Based on the same political criteria and principles, we exclude those who, following personal choices, have become informers and have renounced certain types of struggle. The Solidarity Assembly for political prisoners and imprisoned and persecuted fighters believes that those who chose such a kind of personalized course have renounced the struggle itself, have renounced their comrades and stopped being fighting or political subjects.
The Solidarity Assembly for political prisoners and imprisoned and persecuted fighters does not regard these prisoners as victims, but as comrades who continue to fight from a different bulwark, within the prisons, for the subversion and the revolution.
It is inevitable that solidarity is defined to a high degree by the political position and by the voice of the prisoners themselves. It is inevitable that the Assembly cannot but forward the voice of all imprisoned comrades. This however does not mean that the Assembly for political prisoners and imprisoned and persecuted fighters identifies with the opinions and speech of the imprisoned comrades. The Assembly maintains its autonomy and independence regarding the political views about the struggle, the movement and the revolution. Likewise, it maintains the right to criticize the prisoners when it is necessary to take a stand and, within the bounds of the interactive relationship we wish to build, it is willing definitely to accept criticism by the comrades’ side. The Assembly is not obliged to take sides in arguments or disputes between the prisoners. Solidarity is not empathy. Solidarity, like every social or political practice, has a certain ideology. Solidarity with political prisoners excels in that both its givers and recipients agree from the start that the demand for the overthrow of the social system is imperative, without having common views about all the issues of social antagonism and revolutionary upset.
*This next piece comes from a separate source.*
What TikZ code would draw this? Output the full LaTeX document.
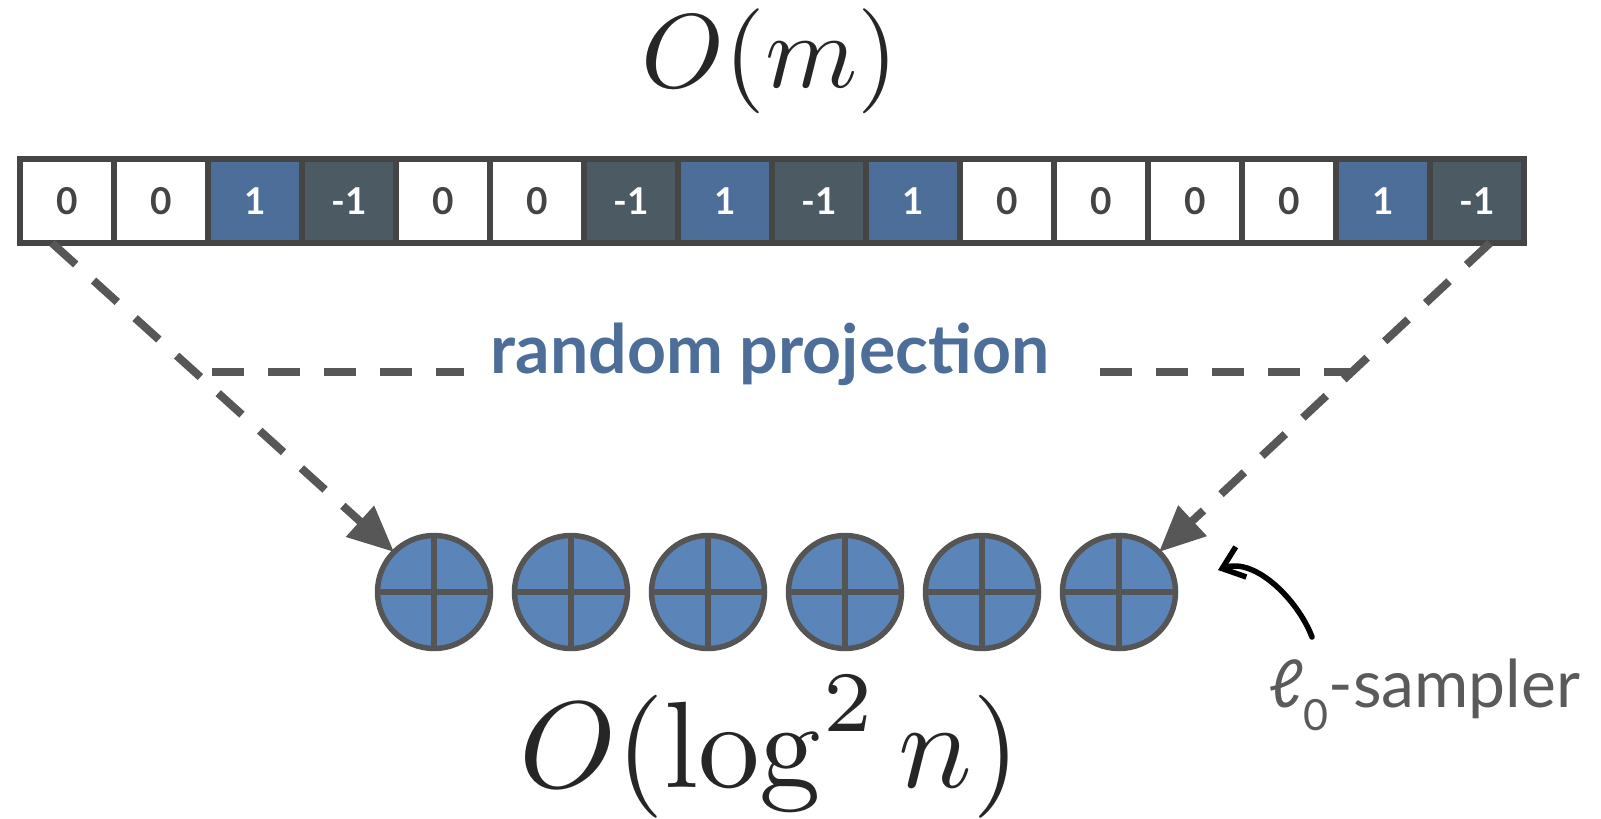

The Solidarity Assembly for political prisoners and imprisoned and persecuted fighters is an open movement procedure which is based on a concrete and clear political agreement between the participants as regards the issue of solidarity. As long as we accept that solidarity with the imprisoned comrades is a part of a revolutionary movement and is unbreakably related to the struggle for subversion and revolution, then our actions not only support the defense of the prisoners against the state’s repression but also promote the struggle for the upset and the revolution itself. On the basis of these the Assembly does not involve itself with the legal defense of the prisoners nor the content of the prisoners’ documents file, thus rejecting effectively false dilemmas about “the innocent” and “the guilty”. In comparison to the past, the Assembly aspires to surpass the narrow, fragmental, frame of suppression and to address the issue of the unity of the movement and the struggle for revolution, by practicing actions of solidarity towards our imprisoned comrades, particularly in the current conditions of the systemic crisis, where using it as an excuse the capital and the state have imposed a new type of totalitarianism.
What distinguishes revolutionary solidarity from other types of solidarity is that it clashes with the core of the state’s dominance and civil legitimacy, that it connects each special issue with the general requirements of the liberating operation. Solidarity with political prisoners certainly merges dissident criticism with action, and in addition, it challenges directly the state’s monopoly in violence, which, together with personal property, is one of the basic pylons of the system.
Today more than ever there is an imperative need to face solidarity not from the side of our own defense against the attack by the state, but as our own counter-attack, aiming to escalate the struggle for social liberation. The movement should realize that the defense of those in captivity, of the political prisoners, is a fundamental principle of primary importance for its own existence and development.